Lee Ranaldo & Raül Refree - Names of North End Women
Vinyl Tracklist
A1 Alice, etc A2 Words Out Of The Haze A3 New Brain Trajectory A4 Humps B1 Names of North End Women B2 Light Years Out B3 The Art of Losing B4 At The Forks (LP edit)
CD Tracklist
1 Alice, etc 2 Words Out Of The Haze 3 New Brain Trajectory 4 Humps 5 Names of North End Women 6 Light Years Out 7 The Art of Losing 8 At The Forks
Names of North End Women is a collaborative record from Lee Ranaldo + Raül Refree.
“If you live long enough, you see a lot of people drift in and out of your life,” says Lee Ranaldo, explaining one of the loose themes linking the adventurous pieces that compose his and collaborator Raül Refree’s electrifying new album: that of the ineffable course of time, and the lives that pass in and out of one’s own.

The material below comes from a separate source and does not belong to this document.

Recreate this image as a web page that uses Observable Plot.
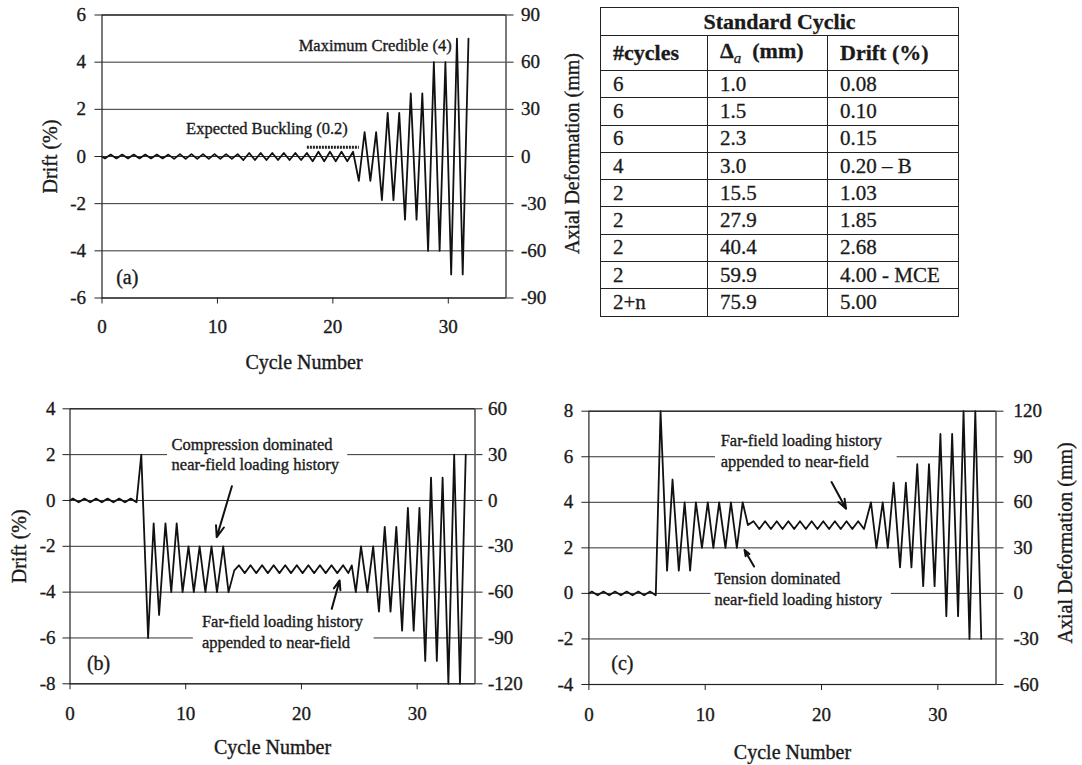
<!DOCTYPE html>
<html><head><meta charset="utf-8">
<script src="https://cdn.jsdelivr.net/npm/d3@7"></script>
<script src="https://cdn.jsdelivr.net/npm/@observablehq/plot@0.6"></script>
<style>
body{margin:0;background:#fff;}
#root{position:relative;width:1082px;height:765px;overflow:hidden;background:#fff;font-family:"Liberation Serif","Times New Roman",serif;color:#1a1a1a;}
.panel{position:absolute;}
.panel text{paint-order:stroke;stroke:#1a1a1a;stroke-width:0.35px;}
#tbl{position:absolute;left:600px;top:7px;border-collapse:collapse;font-family:"Liberation Serif",serif;color:#1a1a1a;table-layout:fixed;-webkit-text-stroke:0.3px #1a1a1a;}
#tbl td{border:1.5px solid #222;padding:0 0 0 12px;text-align:left;font-size:21px;height:26.3px;line-height:1;white-space:nowrap;}
#tbl td.title{text-align:center;font-weight:bold;font-size:22px;padding:0;height:27px;}
#tbl td.head{font-weight:bold;font-size:22px;height:34px;}
</style></head><body><div id="root"></div>
<script>
// ---------- shared axis data ----------
const xTicks = [0, 10, 20, 30];

// ---------- panel (a): standard cyclic ----------
const aDriftTicks = [-6, -4, -2, 0, 2, 4, 6];
const aMmTicks = [-90, -60, -30, 0, 30, 60, 90];
// amplitude (drift %) of each successive cycle
const aCycleDrift = [0.08,0.08,0.08,0.08,0.08,0.08, 0.10,0.10,0.10,0.10,0.10,0.10,
  0.15,0.15,0.15,0.15,0.15,0.15, 0.20,0.20,0.20,0.20, 1.03,1.03, 1.85,1.85,
  2.68,2.68, 4.00,4.00, 5.00,5.00];
const aNotes = [
  {x: 30.3, y: 4.7, t: "Maximum Credible (4)"},
  {x: 21.3, y: 1.17, t: "Expected Buckling (0.2)"}
];
const aBuckling = [{x1: 17.75, x2: 22.25, y: 0.39}];
const aLetter = [{x: 2.19, y: -5.15, t: "(a)"}];

// ---------- panel (b): compression dominated near-field ----------
const bDriftTicks = [-8, -6, -4, -2, 0, 2, 4];
const bMmTicks = [-120, -90, -60, -30, 0, 30, 60];
const bX = [0,0.25,0.75,1.25,1.75,2.25,2.75,3.25,3.75,4.25,4.75,5.25,5.75,
  6.16,6.75,7.23,7.7,8.25,8.75,9.22,9.73,10.24,10.7,11.2,11.7,12.23,12.7,13.24,13.7,
  14.2,14.6,15.1,15.6,16.1,16.6,17.1,17.6,18.1,18.6,19.1,19.6,20.1,20.6,21.1,21.6,22.1,22.6,23.1,23.6,24.05,24.35,
  24.7,25.15,25.7,26.2,26.7,27.2,27.7,28.2,28.7,29.2,29.7,30.2,30.7,31.2,31.7,32.2,32.7,33.2,33.7,34.2];
const bY = [0,0.08,-0.08,0.08,-0.08,0.08,-0.08,0.08,-0.08,0.08,-0.08,0.08,-0.08,
  2,-6,-1,-5,-1,-4,-1,-4,-2,-4,-2,-4,-2,-4,-2,-4,
  -3.05,-2.83,-3.17,-2.83,-3.17,-2.83,-3.17,-2.83,-3.17,-2.83,-3.17,-2.83,-3.17,-2.83,-3.17,-2.83,-3.17,-2.83,-3.17,-2.83,-3.17,-2.83,
  -4,-2,-4,-2,-4.85,-1.15,-4.85,-1.15,-5.68,-0.32,-5.68,-0.32,-7,1,-7,1,-8,2,-8,2];
const bNotes = [
  {x: 8.78, y: 2.43, t: "Compression dominated"},
  {x: 8.78, y: 1.56, t: "near-field loading history"},
  {x: 11.4, y: -5.31, t: "Far-field loading history"},
  {x: 11.4, y: -6.21, t: "appended to near-field"}
];
const bBoxes = [{x1: 8.43, x2: 24.0, y1: 1.8, y2: 2.2}, {x1: 10.66, x2: 26.28, y1: -5.8, y2: -6.2}];
const bArrows = [{x1: 13.99, y1: 0.62, x2: 12.68, y2: -1.6}, {x1: 22.62, y1: -4.73, x2: 23.3, y2: -3.49}];
const bLetter = [{x: 2.47, y: -7.12, t: "(b)"}];

// ---------- panel (c): tension dominated near-field ----------
const cDriftTicks = [-4, -2, 0, 2, 4, 6, 8];
const cMmTicks = [-60, -30, 0, 30, 60, 90, 120];
const cX = [0,0.25,0.75,1.25,1.75,2.25,2.75,3.25,3.75,4.25,4.75,5.25,5.75,
  6.16,6.72,7.19,7.73,8.23,8.7,9.2,9.72,10.22,10.7,11.2,11.74,12.21,12.72,13.22,
  13.67,14.15,14.65,15.15,15.65,16.15,16.65,17.15,17.65,18.15,18.65,19.15,19.65,20.15,20.65,21.15,21.65,22.15,22.65,23.15,23.65,
  24.25,24.72,25.26,25.7,26.2,26.75,27.25,27.73,28.23,28.74,29.24,29.72,30.22,30.73,31.23,31.74,32.21,32.72,33.22,33.73];
const cY = [0,0.08,-0.08,0.08,-0.08,0.08,-0.08,0.08,-0.08,0.08,-0.08,0.08,-0.08,
  8,1,5,1,4,1,4,2,4,2,4,2,4,2,4,
  3.0,3.17,2.83,3.17,2.83,3.17,2.83,3.17,2.83,3.17,2.83,3.17,2.83,3.17,2.83,3.17,2.83,3.17,2.83,3.17,2.83,
  4,2,4,2,4.86,1.14,4.86,1.14,5.68,0.32,5.68,0.32,7,-1,7,-1,8,-2,8,-2];
const cNotes = [
  {x: 11.33, y: 6.69, t: "Far-field loading history"},
  {x: 11.33, y: 5.77, t: "appended to near-field"},
  {x: 10.8, y: 0.63, t: "Tension dominated"},
  {x: 10.8, y: -0.28, t: "near-field loading history"}
];
const cBoxes = [{x1: 10.88, x2: 26.5, y1: 5.8, y2: 6.2}, {x1: 10.5, x2: 26.0, y1: -0.2, y2: 0.2}];
const cArrows = [{x1: 20.86, y1: 4.89, x2: 22.11, y2: 3.72}, {x1: 14.2, y1: 1.18, x2: 13.38, y2: 1.91}];
const cLetter = [{x: 2.88, y: -3.09, t: "(c)"}];

// ---------- table ----------
const tableTitle = "Standard Cyclic";
const tableCycles = ["6","6","6","4","2","2","2","2","2+n"];
const tableDelta = ["1.0","1.5","2.3","3.0","15.5","27.9","40.4","59.9","75.9"];
const tableDrift = ["0.08","0.10","0.15","0.20 \u2013 B","1.03","1.85","2.68","4.00 - MCE","5.00"];

const INK = "#1a1a1a";
const FONT = "'Liberation Serif','Times New Roman',serif";

function panel(cfg) {
  const pts = cfg.xs.map((x, i) => ({x, y: cfg.ys[i]}));
  const mmByDrift = new Map(cfg.driftTicks.map((d, i) => [d, String(cfg.mmTicks[i])]));
  const marks = [
    Plot.ruleY(cfg.driftTicks, {stroke: "#333", strokeWidth: 1}),
    Plot.rect(cfg.boxes || [], {x1: "x1", x2: "x2", y1: "y1", y2: "y2", fill: "white"}),
    Plot.line(pts, {x: "x", y: "y", stroke: "#111", strokeWidth: 1.8}),
    Plot.frame({stroke: "#222", strokeWidth: 1.2}),
    Plot.axisY({anchor: "left", ticks: cfg.driftTicks, tickFormat: d => String(d), tickSize: 7, tickPadding: cfg.padL, label: null, fontSize: 19, stroke: "#222"}),
    Plot.axisY({anchor: "right", ticks: cfg.driftTicks, tickFormat: d => mmByDrift.get(d), tickSize: 7, tickPadding: cfg.padR, label: null, fontSize: 19, stroke: "#222"}),
    Plot.axisX({ticks: xTicks, tickFormat: d => String(d), tickSize: 6, tickPadding: cfg.padB, label: null, fontSize: 19, stroke: "#222"}),
    Plot.text(["Cycle Number"], {frameAnchor: "bottom", text: d => d, dy: cfg.dyX, textAnchor: "middle", lineAnchor: "middle", fontSize: 20, fill: INK}),
    Plot.text(cfg.notes, {x: "x", y: "y", text: "t", textAnchor: cfg.noteAnchor || "start", lineAnchor: "middle", fontSize: 16.5, fill: INK}),
    Plot.text(cfg.letter, {x: "x", y: "y", text: "t", lineAnchor: "middle", fontSize: 20, fill: INK})
  ];
  if (cfg.leftLabel) marks.push(Plot.text([cfg.leftLabel], {frameAnchor: "left", text: d => d, rotate: -90, dx: cfg.dxL, textAnchor: "middle", lineAnchor: "middle", fontSize: 20, fill: INK}));
  if (cfg.rightLabel) marks.push(Plot.text([cfg.rightLabel], {frameAnchor: "right", text: d => d, rotate: -90, dx: cfg.dxR, dy: cfg.dyR || 0, textAnchor: "middle", lineAnchor: "middle", fontSize: 20, fill: INK}));
  if (cfg.arrows) marks.push(Plot.arrow(cfg.arrows, {x1: "x1", y1: "y1", x2: "x2", y2: "y2", stroke: "#111", strokeWidth: 2, headLength: 9, headAngle: 40}));
  if (cfg.extra) marks.push(...cfg.extra);
  const svg = Plot.plot({
    width: cfg.width, height: cfg.height,
    marginLeft: cfg.m[0], marginRight: cfg.m[1], marginTop: cfg.m[2], marginBottom: cfg.m[3],
    x: {domain: [0, 35]},
    y: {domain: cfg.yDomain},
    style: {fontFamily: FONT, fontSize: "19px", color: INK, background: "transparent", overflow: "visible"},
    marks
  });
  svg.classList.add("panel");
  svg.style.left = cfg.left + "px";
  svg.style.top = cfg.top + "px";
  return svg;
}

const root = document.getElementById("root");

// (a)
const aXs = [0], aYs = [0];
aCycleDrift.forEach((amp, k) => { aXs.push(k + 0.25, k + 0.75); aYs.push(-amp, amp); });
root.appendChild(panel({
  left: 0, top: 0, width: 595, height: 390, m: [101.5, 89.5, 14.5, 92.5],
  yDomain: [-6, 6], driftTicks: aDriftTicks, mmTicks: aMmTicks,
  xs: aXs, ys: aYs, padL: 9, padR: 8, padB: 15, dyX: 64.5,
  leftLabel: "Drift (%)", dxL: -51, rightLabel: "Axial Deformation (mm)", dxR: 66.5, dyR: -3,
  notes: aNotes, noteAnchor: "end", letter: aLetter,
  extra: [Plot.link(aBuckling, {x1: "x1", x2: "x2", y1: "y", y2: "y", stroke: "#222", strokeWidth: 3, strokeDasharray: "2,1"})]
}));

// (b)
root.appendChild(panel({
  left: 0, top: 390, width: 540, height: 375, m: [69.5, 65.5, 18.3, 81.7],
  yDomain: [-8, 4], driftTicks: bDriftTicks, mmTicks: bMmTicks,
  xs: bX, ys: bY, padL: 7.5, padR: 6, padB: 16.5, dyX: 63.4,
  leftLabel: "Drift (%)", dxL: -50.6,
  notes: bNotes, letter: bLetter, boxes: bBoxes, arrows: bArrows
}));

// (c)
root.appendChild(panel({
  left: 540, top: 390, width: 542, height: 375, m: [48.4, 86.5, 20.7, 81],
  yDomain: [-4, 8], driftTicks: cDriftTicks, mmTicks: cMmTicks,
  xs: cX, ys: cY, padL: 8.6, padR: 10.5, padB: 17, dyX: 67.7,
  rightLabel: "Axial Deformation (mm)", dxR: 70, dyR: -5,
  notes: cNotes, letter: cLetter, boxes: cBoxes, arrows: cArrows
}));

// table
const tbl = document.createElement("table");
tbl.id = "tbl";
const colW = [107, 120, 131];
const cg = document.createElement("colgroup");
colW.forEach(w => { const c = document.createElement("col"); c.style.width = w + "px"; cg.appendChild(c); });
tbl.appendChild(cg);
const trT = tbl.insertRow(); const tdT = trT.insertCell(); tdT.colSpan = 3; tdT.className = "title"; tdT.textContent = tableTitle;
const trH = tbl.insertRow();
["#cycles", null, "Drift (%)"].forEach((h, i) => {
  const td = trH.insertCell(); td.className = "head";
  if (h === null) { td.innerHTML = "\u0394<sub style=\"font-style:italic;font-weight:normal;font-size:15px\">a</sub>&nbsp;&nbsp;(mm)"; }
  else td.textContent = h;
});
tableCycles.forEach((c, i) => {
  const tr = tbl.insertRow();
  [c, tableDelta[i], tableDrift[i]].forEach(v => { const td = tr.insertCell(); td.textContent = v; });
});
root.appendChild(tbl);
</script></body></html>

In a remarkable career that has seen him flourish as a songwriter, a singer, a guitarist, a noisemaker, a poet, a visual artist, a producer, and more, Ranaldo has seen many fellow quixotics – from his bandmates in Sonic Youth to this most recent collaboration with Raül Refree, whose restless career had taken him from hard-core bands in his youth, to the vanguard of a new movement redefining flamenco. One of the most renowned producers in southern Europe, his collaboration with Rosalía on her debut album has shaped both the modern sound of flamenco and her new found stardom.
Following their collaborative work on 2017’s Electric Trim which saw Refree in the guise of producer and the subsequent tours supporting that album, they went back into the studio but the duo quickly realised they weren’t recording a new Lee Ranaldo solo album, but rather their first as Lee Ranaldo and Raul Refree – “the beginning of a new partnership, a new configuration’”, Ranaldo says. “We’re a two-headed machine,” adds Refree. “We’re both talking about everything. We don’t always agree on everything, but every song, every piece, every sound you hear comes from two people talking about it.”
Recorded in Los Angeles and Barcelona through late 2018 and early 2019. Artwork features the photography of Jessi Reaves.